** begin **

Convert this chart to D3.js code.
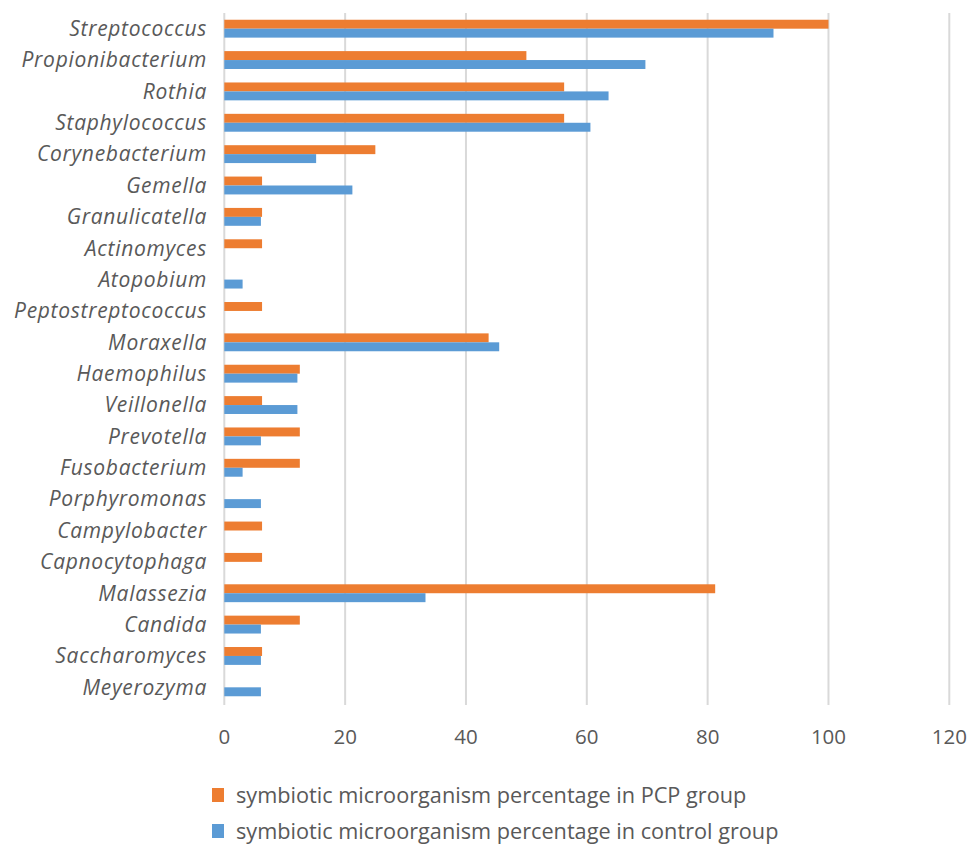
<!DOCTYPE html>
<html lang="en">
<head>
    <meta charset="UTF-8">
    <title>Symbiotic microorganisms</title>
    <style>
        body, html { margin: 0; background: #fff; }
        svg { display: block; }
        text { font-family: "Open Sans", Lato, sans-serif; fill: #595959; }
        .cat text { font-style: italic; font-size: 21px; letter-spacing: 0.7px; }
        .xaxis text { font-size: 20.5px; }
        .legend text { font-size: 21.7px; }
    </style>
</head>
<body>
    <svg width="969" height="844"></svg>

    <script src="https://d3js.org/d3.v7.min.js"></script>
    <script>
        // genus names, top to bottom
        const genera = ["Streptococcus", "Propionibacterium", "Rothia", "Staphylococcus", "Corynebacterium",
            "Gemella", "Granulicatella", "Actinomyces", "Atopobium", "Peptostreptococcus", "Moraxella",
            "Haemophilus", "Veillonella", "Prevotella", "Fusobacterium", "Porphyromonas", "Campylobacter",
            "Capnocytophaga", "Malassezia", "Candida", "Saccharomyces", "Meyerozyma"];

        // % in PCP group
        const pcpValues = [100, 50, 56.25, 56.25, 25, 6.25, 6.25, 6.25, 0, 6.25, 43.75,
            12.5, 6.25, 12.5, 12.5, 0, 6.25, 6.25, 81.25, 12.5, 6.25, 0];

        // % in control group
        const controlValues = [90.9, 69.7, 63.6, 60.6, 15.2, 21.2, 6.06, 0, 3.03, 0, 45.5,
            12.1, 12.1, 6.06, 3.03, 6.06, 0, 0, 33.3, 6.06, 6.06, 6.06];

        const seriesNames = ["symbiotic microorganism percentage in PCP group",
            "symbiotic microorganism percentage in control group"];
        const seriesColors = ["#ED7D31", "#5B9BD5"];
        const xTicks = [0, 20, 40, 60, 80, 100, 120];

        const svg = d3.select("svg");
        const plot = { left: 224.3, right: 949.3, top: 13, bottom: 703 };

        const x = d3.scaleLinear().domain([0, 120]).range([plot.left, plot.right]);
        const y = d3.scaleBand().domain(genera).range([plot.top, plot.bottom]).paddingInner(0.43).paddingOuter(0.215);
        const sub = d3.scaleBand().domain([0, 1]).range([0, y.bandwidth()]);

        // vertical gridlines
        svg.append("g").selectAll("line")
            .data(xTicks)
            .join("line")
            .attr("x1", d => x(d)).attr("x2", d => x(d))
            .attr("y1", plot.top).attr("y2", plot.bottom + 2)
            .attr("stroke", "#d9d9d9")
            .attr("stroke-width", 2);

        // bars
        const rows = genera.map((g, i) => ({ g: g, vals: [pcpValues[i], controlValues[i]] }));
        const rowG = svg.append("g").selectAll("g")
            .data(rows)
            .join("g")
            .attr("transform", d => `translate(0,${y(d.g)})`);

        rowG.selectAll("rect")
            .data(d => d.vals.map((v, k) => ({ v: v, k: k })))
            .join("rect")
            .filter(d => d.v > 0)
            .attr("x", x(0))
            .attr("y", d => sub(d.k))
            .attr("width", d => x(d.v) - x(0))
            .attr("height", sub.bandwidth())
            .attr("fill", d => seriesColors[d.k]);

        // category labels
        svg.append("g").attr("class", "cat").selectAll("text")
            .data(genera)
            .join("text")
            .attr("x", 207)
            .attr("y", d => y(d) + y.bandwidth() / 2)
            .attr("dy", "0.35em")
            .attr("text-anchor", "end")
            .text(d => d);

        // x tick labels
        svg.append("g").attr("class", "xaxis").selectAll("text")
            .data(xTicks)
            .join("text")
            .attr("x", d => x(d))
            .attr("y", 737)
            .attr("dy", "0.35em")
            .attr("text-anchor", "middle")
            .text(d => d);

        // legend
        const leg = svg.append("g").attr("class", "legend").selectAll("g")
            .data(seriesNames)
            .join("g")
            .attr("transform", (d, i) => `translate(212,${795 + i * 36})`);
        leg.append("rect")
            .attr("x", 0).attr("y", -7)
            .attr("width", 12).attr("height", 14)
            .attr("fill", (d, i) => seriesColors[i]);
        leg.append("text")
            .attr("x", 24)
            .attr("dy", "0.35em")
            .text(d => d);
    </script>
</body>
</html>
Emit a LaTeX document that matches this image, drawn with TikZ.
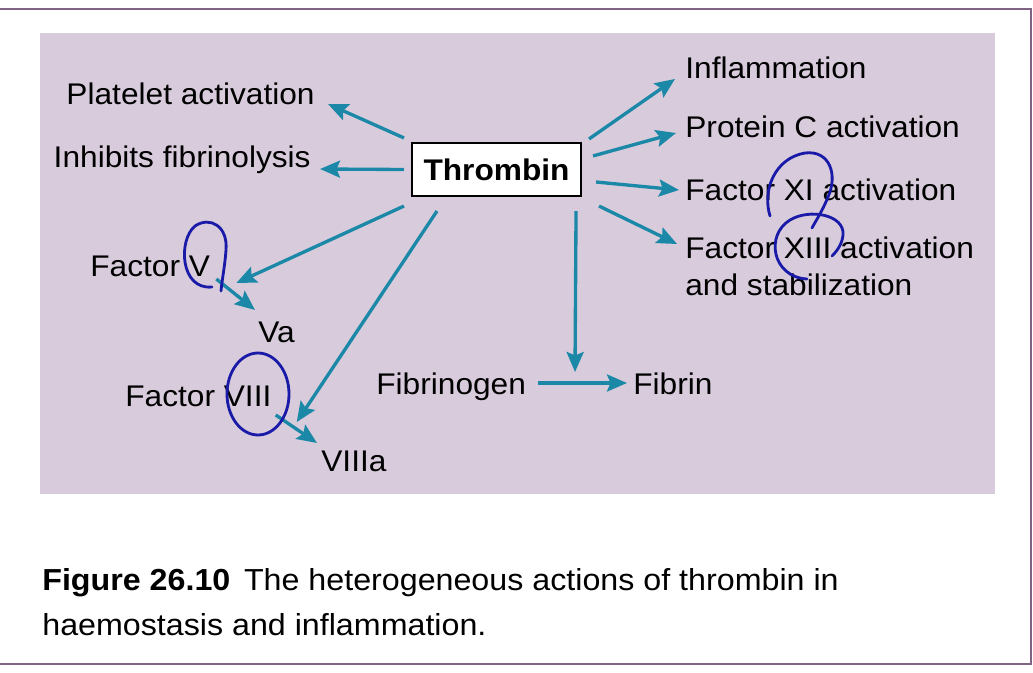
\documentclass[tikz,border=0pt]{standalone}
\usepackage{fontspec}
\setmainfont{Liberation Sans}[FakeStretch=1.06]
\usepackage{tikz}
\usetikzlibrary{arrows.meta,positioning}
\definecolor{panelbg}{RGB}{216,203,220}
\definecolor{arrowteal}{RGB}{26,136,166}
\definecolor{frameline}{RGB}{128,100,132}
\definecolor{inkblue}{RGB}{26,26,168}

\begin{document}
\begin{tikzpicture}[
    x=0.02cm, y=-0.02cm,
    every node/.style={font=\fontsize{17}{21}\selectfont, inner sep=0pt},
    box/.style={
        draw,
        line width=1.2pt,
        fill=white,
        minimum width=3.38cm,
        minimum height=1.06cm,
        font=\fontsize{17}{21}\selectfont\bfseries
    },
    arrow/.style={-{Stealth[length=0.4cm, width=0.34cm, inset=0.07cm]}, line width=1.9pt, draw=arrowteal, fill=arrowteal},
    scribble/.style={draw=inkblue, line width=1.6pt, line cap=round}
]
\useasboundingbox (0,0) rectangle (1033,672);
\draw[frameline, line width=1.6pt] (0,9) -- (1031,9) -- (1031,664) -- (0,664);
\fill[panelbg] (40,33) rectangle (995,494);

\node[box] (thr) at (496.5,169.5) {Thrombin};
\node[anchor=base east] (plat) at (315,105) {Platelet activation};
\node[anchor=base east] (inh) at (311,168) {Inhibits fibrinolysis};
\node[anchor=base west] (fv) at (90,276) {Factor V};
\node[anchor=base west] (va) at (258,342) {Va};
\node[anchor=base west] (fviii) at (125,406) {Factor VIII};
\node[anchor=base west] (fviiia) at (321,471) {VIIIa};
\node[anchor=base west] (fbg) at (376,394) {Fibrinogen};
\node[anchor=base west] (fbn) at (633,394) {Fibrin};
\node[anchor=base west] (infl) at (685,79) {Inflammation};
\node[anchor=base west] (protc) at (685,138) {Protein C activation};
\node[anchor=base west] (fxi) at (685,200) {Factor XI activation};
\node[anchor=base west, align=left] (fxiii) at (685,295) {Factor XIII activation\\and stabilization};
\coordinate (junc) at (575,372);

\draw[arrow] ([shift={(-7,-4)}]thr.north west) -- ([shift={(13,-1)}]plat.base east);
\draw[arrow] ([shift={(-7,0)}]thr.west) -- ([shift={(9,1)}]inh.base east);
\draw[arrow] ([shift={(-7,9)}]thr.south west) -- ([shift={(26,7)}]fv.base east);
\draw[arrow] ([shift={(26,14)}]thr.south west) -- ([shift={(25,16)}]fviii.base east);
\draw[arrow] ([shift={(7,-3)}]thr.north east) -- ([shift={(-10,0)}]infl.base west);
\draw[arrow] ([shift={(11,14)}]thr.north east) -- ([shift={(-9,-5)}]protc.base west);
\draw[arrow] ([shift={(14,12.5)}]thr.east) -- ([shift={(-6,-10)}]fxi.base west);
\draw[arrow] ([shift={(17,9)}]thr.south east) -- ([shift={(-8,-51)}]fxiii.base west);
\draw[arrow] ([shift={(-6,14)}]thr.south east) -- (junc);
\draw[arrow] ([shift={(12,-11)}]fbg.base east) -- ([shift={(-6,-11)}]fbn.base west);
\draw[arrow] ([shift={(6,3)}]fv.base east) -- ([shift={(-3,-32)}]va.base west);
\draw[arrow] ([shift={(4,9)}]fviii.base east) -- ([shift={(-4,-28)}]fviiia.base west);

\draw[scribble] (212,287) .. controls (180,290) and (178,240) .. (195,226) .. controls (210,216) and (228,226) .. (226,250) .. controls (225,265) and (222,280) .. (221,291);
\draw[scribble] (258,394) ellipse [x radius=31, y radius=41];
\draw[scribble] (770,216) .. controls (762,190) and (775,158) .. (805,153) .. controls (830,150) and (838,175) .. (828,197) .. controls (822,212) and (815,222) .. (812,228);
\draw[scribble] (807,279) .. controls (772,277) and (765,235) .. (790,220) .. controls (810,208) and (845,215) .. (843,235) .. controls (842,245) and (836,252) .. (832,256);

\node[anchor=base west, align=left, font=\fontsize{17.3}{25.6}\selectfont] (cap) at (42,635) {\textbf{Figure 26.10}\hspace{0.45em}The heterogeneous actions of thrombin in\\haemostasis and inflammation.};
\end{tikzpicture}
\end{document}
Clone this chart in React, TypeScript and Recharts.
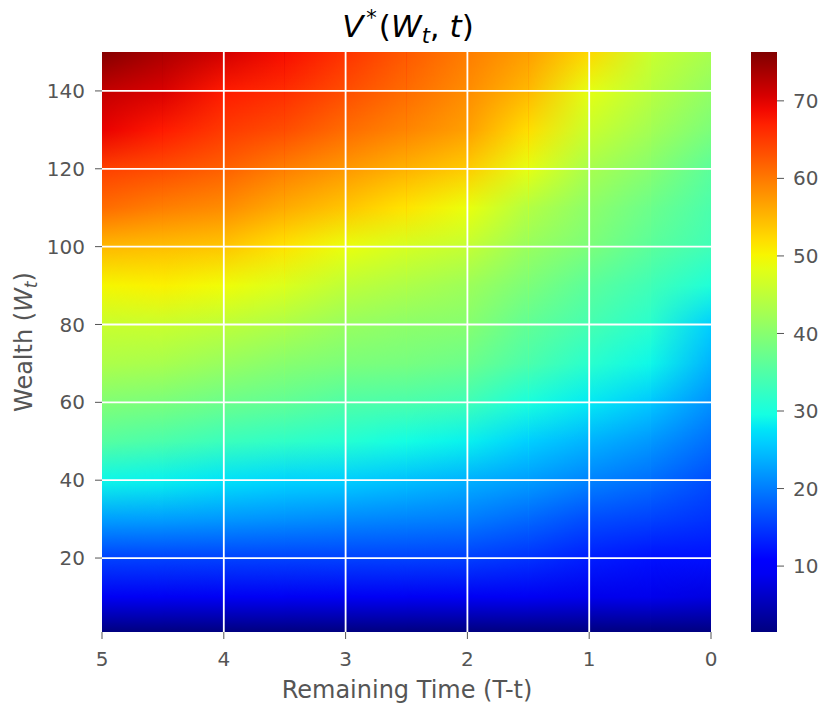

** end **

Aim:
Say how many lines of the material contain the word "chart", with no other text.

Response to this task:
2